Titanic- Machine Learning Disaster
This a challenge on Kaggle where we are given a dataset of the passengers on the titanic ship and we need to build a model that predicts the people who survived.
There are two datasets test.csv and train.csv. In train data there is a column named "Survived" which is the target column for us. We need to use test dataset to predict the results.
1. The first step is loading data.
Code:
import pandas as pd
import numpy as np
from google.colab import drive
drive.mount("/content/drive")
train_data=pd.read_csv("/content/drive/My Drive/Dataset/train.csv")
train_data.head()
test_data=pd.read_csv("/content/drive/My Drive/Dataset/test.csv")
test_data.head()
2.The next step is data cleaning. We will see if any null values are present in the data
Code:
train_data.isnull().sum()
Output:
PassengerId 0 Survived 0 Pclass 0 Name 0 Sex 0 Age 177 SibSp 0 Parch 0 Ticket 0 Fare 0 Cabin 687 Embarked 2 dtype: int64
Code:
test_data.isnull().sum()
Output:
PassengerId 0 Pclass 0 Name 0 Sex 0 Age 86 SibSp 0 Parch 0 Ticket 0 Fare 1 Cabin 327 Embarked 0 dtype: int64
There are 177 null values in Age column of train data and 86 null values in Age column of test data.
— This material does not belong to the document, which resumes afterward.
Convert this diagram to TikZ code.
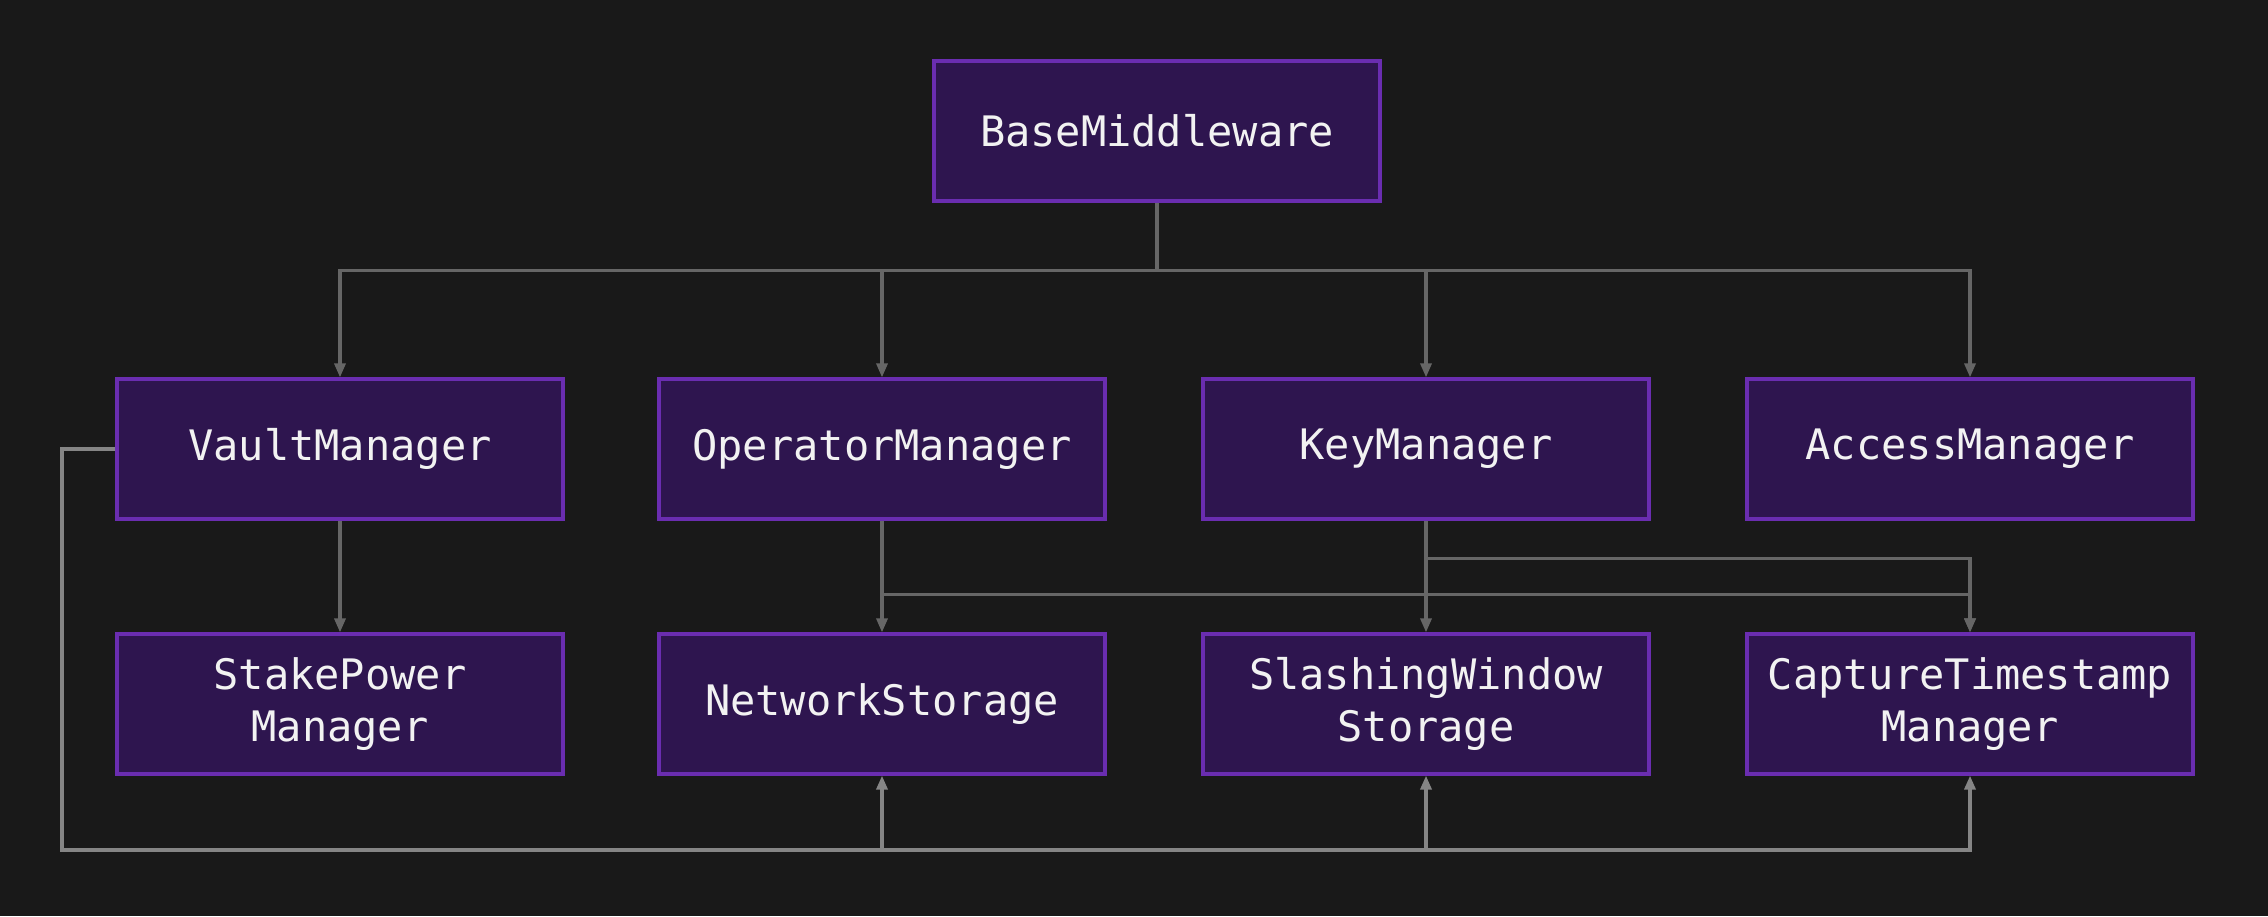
\documentclass[tikz,border=0pt]{standalone}
\usepackage{fontspec}
\newfontfamily\diagmono{DejaVu Sans Mono}
\usetikzlibrary{arrows.meta}
\definecolor{bgc}{HTML}{191919}
\definecolor{boxfill}{HTML}{2E154F}
\definecolor{boxline}{HTML}{6A2DB0}
\definecolor{linetop}{HTML}{666666}
\definecolor{linebot}{HTML}{858585}
\definecolor{txt}{HTML}{F2F2F2}
\tikzset{
  mbox/.style={draw=boxline, fill=boxfill, line width=3.2pt, minimum width=446pt, minimum height=140pt,
    inner sep=0pt, align=center, text=txt, font=\diagmono\fontsize{42}{52}\selectfont},
  conn/.style={draw=linetop, line width=3.2pt, -{Triangle[length=14pt,width=11pt]}},
  connb/.style={draw=linebot, line width=3.4pt, -{Triangle[length=14pt,width=11pt]}},
  plain/.style={draw=linebot, line width=3.4pt}
}
\begin{document}
\begin{tikzpicture}[x=1pt,y=-1pt]
\fill[bgc] (0,0) rectangle (2268,916);
\useasboundingbox (0,0) rectangle (2268,916);

\node[mbox] (base) at (1157,131) {BaseMiddleware};
\node[mbox] (vault) at (340,449) {VaultManager};
\node[mbox] (oper) at (882,449) {OperatorManager};
\node[mbox] (key) at (1426,449) {KeyManager};
\node[mbox] (access) at (1970,449) {AccessManager};
\node[mbox] (stake) at (340,704) {StakePower\\Manager};
\node[mbox] (netst) at (882,704) {NetworkStorage};
\node[mbox] (slash) at (1426,704) {SlashingWindow\\Storage};
\node[mbox] (capt) at (1970,704) {CaptureTimestamp\\Manager};

% top bus
\draw[conn] (base.south) -- ++(0,68) -| (vault.north);
\draw[conn] (base.south) -- ++(0,68) -| (oper.north);
\draw[conn] (base.south) -- ++(0,68) -| (key.north);
\draw[conn] (base.south) -- ++(0,68) -| (access.north);

% row 1 to row 2
\draw[conn] (vault.south) -- (stake.north);
\draw[conn] (oper.south) -- (netst.north);
\draw[conn] (key.south) -- (slash.north);
\draw[conn] (oper.south) -- ++(0,74) -| (capt.north);
\draw[conn] (key.south) -- ++(0,38) -| (capt.north);

% bottom bus from VaultManager
\coordinate (lft) at (62,850);
\draw[plain] (vault.west) -| (lft) -- (netst.south |- lft);
\draw[connb] (lft) -| (netst.south);
\draw[connb] (lft) -| (slash.south);
\draw[connb] (lft) -| (capt.south);
\end{tikzpicture}
\end{document}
Now we fill the null values with the mean value of the age.
Code:
train_data['Age']=train_data['Age'].fillna(train_data['Age'].mean())
train_data['Age'].isnull().sum()
test_data['Age']=test_data['Age'].fillna(test_data['Age'].mean())
test_data['Age'].isnull().sum()
Output:
0 0
3. In the data Age and Fare are not categorical values. We need to convert them to categorical values. We can use cut method in pandas library to divide the values into intervals.
Code:
train_data['agegroup']=pd.cut(train_data.Age, bins=[0.0,3.0, 16.0, 40.0,60.0,80.1], right=False, labels=[1, 2, 3,4,5])
test_data['agegroup']=pd.cut(test_data.Age, bins=[0.0,3.0, 16.0, 40.0,60.0,80.1], right=False, labels=[1, 2, 3,4,5])
A new column named agegroup is added to the data. In contains the labels to which a passenger age belongs to. We add this column to both train data and test data.
train_data['faregroup']=pd.cut(train_data.Fare, bins=[0,100.0,200.0,300.0,512.4000], labels=[ 1,2,3,4])
test_data['faregroup']=pd.cut(test_data.Fare, bins=[0,100.0,200.0,300.0,512.4000], labels=[ 1,2,3,4])
A new column named faregroup is added to the data. In contains the labels to which a passenger fare belongs to. We add this column to both train data and test data.
4. There are many columns in the data but all are not useful for us. We use only some of the columns.
The selected columns are: "Pclass", "Sex","agegroup","faregroup","Embarked","SibSp", "Parch"
5. The next step is model building. I used Random Forest Classifier. I used train data for training the model and test data to predict the results.
Code:
from sklearn.ensemble import RandomForestClassifier
from google.colab import files
y = train_data["Survived"]
features = ["Pclass", "Sex","agegroup","faregroup" ,"Embarked","SibSp", "Parch"]
X = pd.get_dummies(train_data[features])
X_test = pd.get_dummies(test_data[features])
model = RandomForestClassifier(n_estimators=100, max_depth=5, random_state=1)
model.fit(X, y)
predictions = model.predict(X_test)
output = pd.DataFrame({'PassengerId': test_data.PassengerId, 'Survived': predictions})
output.to_csv('submission.csv', encoding = 'utf-8-sig')
files.download('submission.csv')
print("Your submission was successfully saved!")
After submitting the generated csv file in Kaggle website, I got a final score of 0.7799 which is slightly higher than the original 0.77511
The final output is
References:
1 Ways to import CSV files in Google Colab - GeeksforGeeksUsed code from here to import a file in google colab
2 Pandas Cut - Continuous to Categorical - GeeksforGeeks Used the syntax of cut method from here. The bins and labels are according to the data.
3 Titanic Tutorial | Kaggle Used the Random Forest Classifier syntax from here.
4 Google Colab: 3 Ways To Save Pandas Dataframe Data (cyublog.com) Used code from here to download a csv file in google colab.
Contribution:
1 Identified that there are many null values in Age column and filled the null values with mean value of that column.
2 Converted Age column and Fare column into categorical values by defining the bins and labels.